The Federal Reserve System Board of Governors releases a host of information regarding the FOMC's actions, including its official statement after each meeting, a link to a video of the chair's news conference, and the implementation note sent to the New York Fed regarding the FOMC's stance on monetary policy. Meeting minutes are released after three weeks. Four times a year, the FOMC releases its Summary of Economic Projections (SEP), identified on the website as Projection Materials.

Dot plot chart The dot plot is a visual representation of a quarterly survey of FOMC participants' projections for future federal funds rates.

The FOMC released the first SEP on November 20, 2007. The SEP expanded the breadth and frequency of information the FOMC had provided to Congress on a semiannual basis since 1979, according to an FOMC statement announcing the SEP. Congress required the biannual reporting in the 1978 Humphrey-Hawkins Full Employment Act, according to the San Francisco Fed's publication. The FOMC's purpose in providing the SEP was to "improve the accountability and public understanding of monetary policy making." Then-Chair Ben Bernanke elaborated on the thinking behind the SEP in a November 14, 2007, speech to the Cato Institute.

The SEP's features include a dot plot, a visual representation of a quarterly survey of committee participants' projections for future federal funds rates. Each of the 19 dots represents one of the seven members of the Board of Governors and the 12 Reserve Bank presidents. The dot plot portrays the participants' sentiments on the federal funds rate and is not a promise of where the rate will be set.

Some Fed watchers contend the FOMC releases too much information, including the SEP. Bernanke wrote a 2016 paper published by Brookings expressing sympathy for complaints of "cacophonous" communications, but came down on the side of greater transparency and communication:

The Summary of Economic Projections remains a controversial part of the Fed's communications toolkit, and it has sometimes confused more than enlightened.… That said, in its current form the SEP does provide useful information about the views of FOMC participants and the factors that condition their policy preferences.
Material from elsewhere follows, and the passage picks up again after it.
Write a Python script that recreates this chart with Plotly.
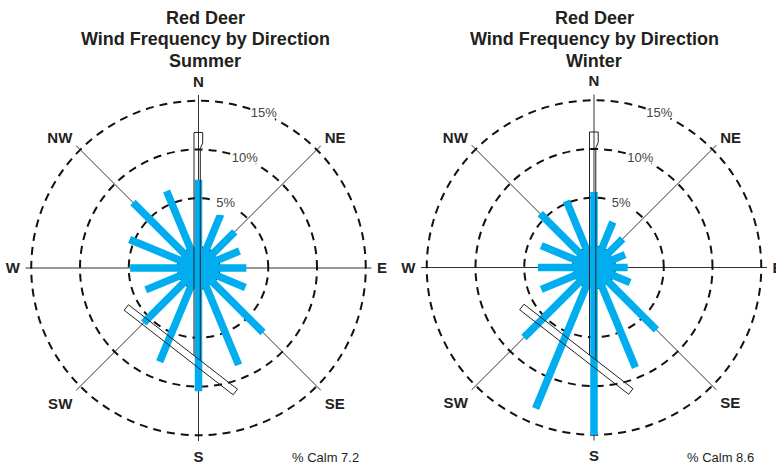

The FOMC expressed a similar sentiment in minutes of its May 2-3 meeting:

Participants discussed the importance and various aspects of clearly explaining monetary policy actions and strategy.… A few participants commented that recent monetary policy actions and communications had helped keep inflation expectations well anchored, which they saw as important for the attainment of the Committee's goals. Participants emphasized the importance of communicating to the public the data-dependent approach of policymakers, and the vast majority of participants commented that the adjusted language in the postmeeting statement was helpful in that respect.